** Start of Information supplied **
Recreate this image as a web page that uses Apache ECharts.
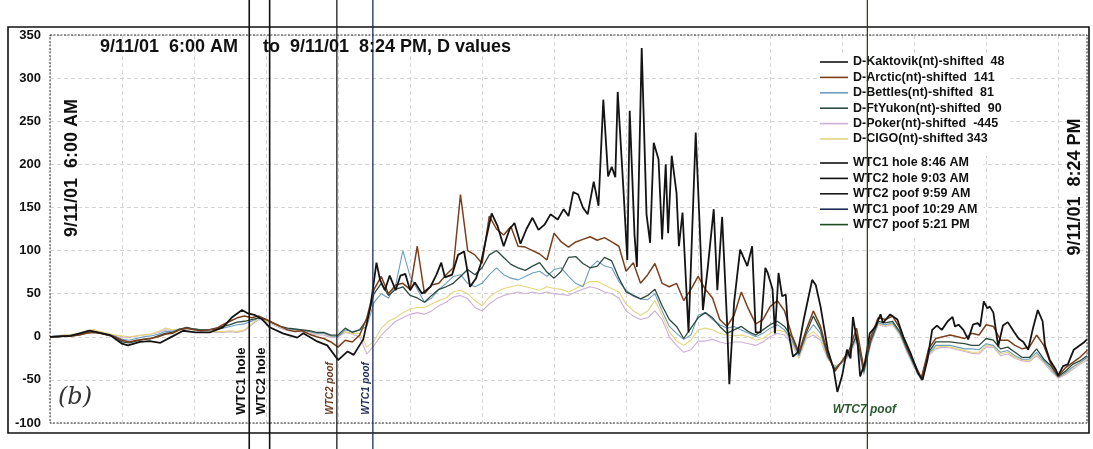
<!DOCTYPE html>
<html>
<head>
<meta charset="utf-8">
<title>9/11/01 D values</title>
<script src="https://cdn.jsdelivr.net/npm/echarts@6/dist/echarts.min.js"></script>
<style>
  html, body { margin: 0; padding: 0; background: #fff; }
  #chart { width: 1093px; height: 449px; }
</style>
</head>
<body>
<div id="chart"></div>
<script>
// x = minutes after 6:00 AM (864 = 8:24 PM); the lighter stations are read every 6 minutes
const STEP = 6;

// Kaktovik is spiky, so it is kept as traced vertices [minute, value]
const kaktovik = [
  [0,0],[17,1],[33,7],[50,2],[60,-8],[65,-10],[75,-6],[83,-5],[92,-7],[100,-1],
  [111,7],[121,5],[133,5],[144,11],[152,23],[160,31],[165,27],[171,25],[177,20],[183,11],
  [194,4],[206,-1],[211,4],[222,-5],[231,-10],[240,-27],[248,-17],[253,-21],[261,-3],[267,35],
  [272,86],[275,66],[279,54],[283,71],[288,54],[292,71],[296,73],[300,54],[304,63],[310,50],
  [317,58],[322,72],[326,86],[329,69],[335,72],[340,95],[345,99],[350,58],[355,68],[359,85],
  [364,118],[368,143],[373,128],[378,105],[383,125],[387,132],[392,108],[397,125],[402,138],[407,124],
  [412,130],[417,142],[423,136],[428,148],[432,140],[436,168],[440,165],[444,150],[448,142],[453,180],
  [457,152],[461,275],[465,186],[468,197],[471,185],[473,284],[478,165],[481,89],[483,262],[487,118],
  [489,81],[493,335],[497,142],[500,109],[503,225],[507,206],[510,113],[513,200],[515,120],[518,210],
  [522,167],[524,105],[527,144],[532,5],[538,237],[541,139],[544,31],[548,80],[553,148],[556,54],
  [560,139],[564,20],[566,-55],[570,40],[575,101],[581,82],[585,105],[588,5],[592,5],[596,80],
  [598,74],[602,55],[604,4],[607,74],[610,47],[613,49],[615,8],[619,-23],[623,-18],[628,20],
  [635,66],[638,60],[642,35],[648,-15],[653,-38],[656,-64],[660,-45],[664,-15],[667,-25],[669,23],
  [673,-10],[675,-46],[679,-30],[683,4],[688,12],[692,26],[694,16],[700,26],[706,20],[711,0],
  [717,-19],[723,-42],[727,-50],[731,-27],[735,8],[739,13],[743,8],[748,18],[752,23],[754,12],
  [757,14],[761,8],[765,-3],[769,14],[773,16],[775,12],[778,41],[781,33],[783,35],[786,28],
  [790,-11],[794,13],[798,17],[803,6],[807,-2],[811,-6],[815,-15],[819,10],[823,31],[827,18],
  [829,-10],[833,-27],[838,-38],[840,-45],[844,-34],[848,-32],[853,-15],[857,-11],[861,-7],[864,-3]
];

const arctic = [
  0,0,1,1,2,4,5,4,2,0,
  -4,-6,-4,-3,-2,0,3,4,8,10,
  8,7,8,9,14,18,22,24,22,24,
  20,16,12,8,6,7,3,0,-2,-6,
  -12,-4,-6,2,22,55,70,50,60,62,
  55,105,50,60,62,72,80,165,100,95,
  85,140,125,118,128,105,104,100,96,89,
  120,110,104,110,113,116,112,115,110,105,
  76,86,62,72,85,62,58,62,42,55,
  70,55,45,20,12,25,52,32,15,20,
  35,42,30,2,-18,8,30,12,-20,-40,
  -28,-15,10,-36,0,22,20,24,10,-12,
  -30,-48,-14,-2,0,2,0,-2,4,2,
  14,12,-4,-4,-10,-14,-12,2,-10,-32,
  -46,-36,-30,-24,-16
];

const bettles = [
  0,1,1,2,3,5,6,5,3,1,
  -3,-4,-2,0,1,3,6,6,9,10,
  9,8,8,8,10,12,14,15,18,22,
  20,16,12,9,8,8,6,4,4,1,
  0,8,6,8,12,40,50,45,60,100,
  70,55,40,45,55,62,70,72,62,58,
  62,72,80,72,68,66,70,74,76,70,
  78,80,70,62,58,80,88,82,80,64,
  54,47,44,43,50,30,12,4,-3,2,
  25,28,20,14,10,12,8,4,0,4,
  10,14,8,-4,-22,2,14,4,-24,-36,
  -30,-20,0,-42,-6,16,14,16,4,-16,
  -34,-50,-20,-10,-10,-10,-12,-14,-14,-15,
  -8,-10,-18,-16,-22,-26,-26,-18,-28,-37,
  -47,-42,-35,-30,-24
];

const ftYukon = [
  0,0,1,1,2,4,6,4,2,0,
  -6,-7,-5,-3,-2,1,4,5,9,11,
  9,8,8,10,12,14,17,18,20,22,
  20,16,12,10,9,8,7,5,5,2,
  2,10,5,8,20,50,62,48,55,58,
  48,45,40,48,55,58,62,70,78,72,
  80,95,100,92,84,80,77,82,86,75,
  68,76,92,93,85,80,82,92,88,68,
  52,48,44,48,55,36,20,12,-2,10,
  22,28,22,12,4,8,12,6,2,8,
  14,18,12,0,-20,4,24,8,-22,-38,
  -28,-18,2,-40,-4,18,16,18,6,-14,
  -32,-48,-18,-6,-6,-6,-7,-8,-10,-10,
  -2,-4,-14,-12,-18,-24,-24,-14,-26,-34,
  -46,-40,-32,-28,-22
];

const poker = [
  0,1,2,2,3,6,8,5,3,2,
  0,-1,1,2,3,5,8,7,8,9,
  9,7,7,5,5,6,5,7,14,20,
  18,14,10,7,6,6,4,2,2,-1,
  0,5,3,0,-20,-10,2,10,18,22,
  26,28,26,30,36,40,46,48,44,34,
  30,38,44,48,50,52,50,52,50,52,
  50,49,48,52,55,58,56,52,50,45,
  30,24,20,22,30,20,0,-10,-18,-15,
  -5,-5,-3,-6,-8,-6,-6,-8,-10,-6,
  0,4,2,-8,-25,-2,2,-4,-26,-34,
  -30,-22,-4,-44,-8,14,12,14,2,-18,
  -36,-50,-22,-14,-12,-13,-15,-17,-19,-20,
  -12,-12,-22,-20,-25,-28,-29,-22,-30,-40,
  -48,-44,-38,-32,-27
];

const cigo = [
  0,1,2,3,4,7,8,6,4,2,
  1,0,1,2,3,6,10,8,9,10,
  9,8,7,6,6,7,6,8,15,22,
  18,15,11,8,7,7,6,3,4,0,
  1,6,4,4,-12,-5,10,18,22,28,
  32,34,34,38,42,45,52,54,50,42,
  36,46,52,56,58,60,58,56,54,58,
  56,55,52,56,60,64,64,60,56,52,
  38,30,25,30,42,25,6,-5,-10,-4,
  8,10,8,4,2,1,2,0,-4,-2,
  4,8,6,-6,-24,0,6,-2,-25,-35,
  -30,-20,-2,-42,-6,15,13,15,3,-16,
  -34,-50,-20,-12,-11,-12,-14,-16,-18,-18,
  -10,-11,-20,-18,-24,-27,-28,-20,-29,-38,
  -47,-43,-36,-31,-25
];

const stationNames = [
  'D-Kaktovik(nt)-shifted  48',
  'D-Arctic(nt)-shifted  141',
  'D-Bettles(nt)-shifted  81',
  'D-FtYukon(nt)-shifted  90',
  'D-Poker(nt)-shifted  -445',
  'D-CIGO(nt)-shifted 343'
];
const stationColors = ['#141414', '#7b3f1c', '#6b9fbd', '#2d4a3e', '#cdb0d6', '#e4d67e'];
const stationWidths = [1.8, 1.5, 1.1, 1.3, 1.1, 1.1];

// event times in minutes after 6:00 AM
const eventNames = ['WTC1 hole 8:46 AM', 'WTC2 hole 9:03 AM', 'WTC2 poof 9:59 AM', 'WTC1 poof 10:29 AM', 'WTC7 poof 5:21 PM'];
const eventShort = ['WTC1 hole', 'WTC2 hole', 'WTC2 poof', 'WTC1 poof', 'WTC7 poof'];
const eventMinutes = [166, 183, 239, 269, 681];
const eventColors = ['#111111', '#111111', '#1c1c1c', '#1e2a55', '#1f4d22'];

const FONT = 'Liberation Sans, Arial, sans-serif';

function onGrid(values) {
    return values.map(function (v, i) { return [i * STEP, v]; });
}

const stationData = [kaktovik, onGrid(arctic), onGrid(bettles), onGrid(ftYukon), onGrid(poker), onGrid(cigo)];
const stationZ = [6, 5, 3, 4, 2, 2];

let series = stationNames.map(function (name, k) {
    return {
        name: name,
        type: 'line',
        xAxisIndex: 0,
        yAxisIndex: 0,
        symbol: 'none',
        z: stationZ[k],
        lineStyle: { color: stationColors[k], width: stationWidths[k] },
        itemStyle: { color: stationColors[k] },
        data: stationData[k]
    };
});

// the event lines live on a second, full height grid so they run past the frame
eventNames.forEach(function (name, k) {
    series.push({
        name: name,
        type: 'line',
        xAxisIndex: 1,
        yAxisIndex: 1,
        symbol: 'none',
        z: 7,
        lineStyle: { color: eventColors[k], width: k < 2 ? 1.6 : 1.3 },
        itemStyle: { color: eventColors[k] },
        data: [[eventMinutes[k], 0], [eventMinutes[k], 1]]
    });
});

// plain thin bar as legend icon, like the printed key
const legendBase = {
    orient: 'vertical',
    left: 818,
    icon: 'rect',
    itemWidth: 28,
    itemHeight: 1.6,
    itemGap: 1.4,
    backgroundColor: '#fff',
    selectedMode: false,
    textStyle: { fontFamily: FONT, fontSize: 12.5, fontWeight: 'bold', color: '#111', lineHeight: 14 }
};

const option = {
    animation: false,
    backgroundColor: '#fff',
    textStyle: { fontFamily: FONT },
    grid: [
        { left: 50, right: 6, top: 35, bottom: 26 },
        { left: 50, right: 6, top: 0, bottom: 0 }
    ],
    xAxis: [
        {
            type: 'value', gridIndex: 0, min: 0, max: 864, interval: 60,
            axisLine: { show: false }, axisTick: { show: false }, axisLabel: { show: false },
            splitLine: { show: true, lineStyle: { color: '#d4d4d4', type: [4, 3], width: 1 } }
        },
        {
            type: 'value', gridIndex: 1, min: 0, max: 864, show: false
        }
    ],
    yAxis: [
        {
            type: 'value', gridIndex: 0, min: -100, max: 350, interval: 50,
            axisLine: { show: false }, axisTick: { show: false },
            axisLabel: { margin: 9, color: '#111', fontFamily: FONT, fontSize: 13, fontWeight: 'bold' },
            splitLine: { show: true, lineStyle: { color: '#d4d4d4', type: [4, 3], width: 1 } }
        },
        {
            type: 'value', gridIndex: 1, min: 0, max: 1, show: false
        }
    ],
    legend: [
        Object.assign({}, legendBase, { top: 53, padding: [2, 6, 10, 2], data: stationNames }),
        Object.assign({}, legendBase, { top: 154, padding: [2, 6, 6, 2], data: eventNames })
    ],
    series: series
};

const chart = echarts.init(document.getElementById('chart'));
chart.setOption(option);

// frames, titles and the texts next to the event lines (placed through the axes)
let graphics = [
    { type: 'rect', z: 1, silent: true, shape: { x: 8, y: 27, width: 1081, height: 406 },
      style: { fill: null, stroke: '#111', lineWidth: 1.6 } },
    { type: 'rect', z: 1, silent: true, shape: { x: 50, y: 35, width: 1037, height: 388 },
      style: { fill: null, stroke: '#333', lineWidth: 1, lineDash: [2, 1.5] } },
    { type: 'text', z: 10, x: 100, y: 47, style: { text: '9/11/01  6:00 AM', font: 'bold 18px ' + FONT, fill: '#111', verticalAlign: 'middle' } },
    { type: 'text', z: 10, x: 263, y: 47, style: { text: 'to', font: 'bold 18px ' + FONT, fill: '#111', verticalAlign: 'middle' } },
    { type: 'text', z: 10, x: 290, y: 47, style: { text: '9/11/01  8:24 PM, D values', font: 'bold 18px ' + FONT, fill: '#111', verticalAlign: 'middle' } },
    { type: 'text', z: 10, x: 72, y: 168, rotation: Math.PI / 2,
      style: { text: '9/11/01  6:00 AM', font: 'bold 18px ' + FONT, fill: '#111', align: 'center', verticalAlign: 'middle' } },
    { type: 'text', z: 10, x: 1075, y: 187, rotation: Math.PI / 2,
      style: { text: '9/11/01  8:24 PM', font: 'bold 18px ' + FONT, fill: '#111', align: 'center', verticalAlign: 'middle' } },
    { type: 'text', z: 10, x: 58, y: 398,
      style: { text: '(b)', font: 'italic 24px DejaVu Serif, serif', fill: '#333', verticalAlign: 'middle' } }
];

const labelBottom = chart.convertToPixel({ yAxisIndex: 0 }, -90.5);
eventShort.forEach(function (text, k) {
    const px = chart.convertToPixel({ xAxisIndex: 0 }, eventMinutes[k]);
    if (k < 2) {
        graphics.push({ type: 'text', z: 10, x: px - 1.5, y: labelBottom, rotation: Math.PI / 2,
            style: { text: text, font: 'bold 13px ' + FONT, fill: '#111', align: 'left', verticalAlign: 'bottom' } });
    } else if (k < 4) {
        graphics.push({ type: 'text', z: 10, x: px - 2, y: labelBottom, rotation: Math.PI / 2,
            style: { text: text, font: 'italic bold 10px ' + FONT, fill: k === 2 ? '#6b3a1e' : '#1e2a55', align: 'left', verticalAlign: 'bottom' } });
    } else {
        graphics.push({ type: 'text', z: 10, x: px - 3, y: chart.convertToPixel({ yAxisIndex: 0 }, -84),
            style: { text: text, font: 'italic bold 12px ' + FONT, fill: '#2b5a2e', align: 'center', verticalAlign: 'middle' } });
    }
});

chart.setOption({ graphic: graphics });
</script>
</body>
</html>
** End of Information supplied **
Exercise: Take the material above from its first line through the line holding "const STEP = 6;" and set it down exactly, without the pictures.

Exercise result:
Recreate this image as a web page that uses Apache ECharts.
<!DOCTYPE html>
<html>
<head>
<meta charset="utf-8">
<title>9/11/01 D values</title>
<script src="https://cdn.jsdelivr.net/npm/echarts@6/dist/echarts.min.js"></script>
<style>
  html, body { margin: 0; padding: 0; background: #fff; }
  #chart { width: 1093px; height: 449px; }
</style>
</head>
<body>
<div id="chart"></div>
<script>
// x = minutes after 6:00 AM (864 = 8:24 PM); the lighter stations are read every 6 minutes
const STEP = 6;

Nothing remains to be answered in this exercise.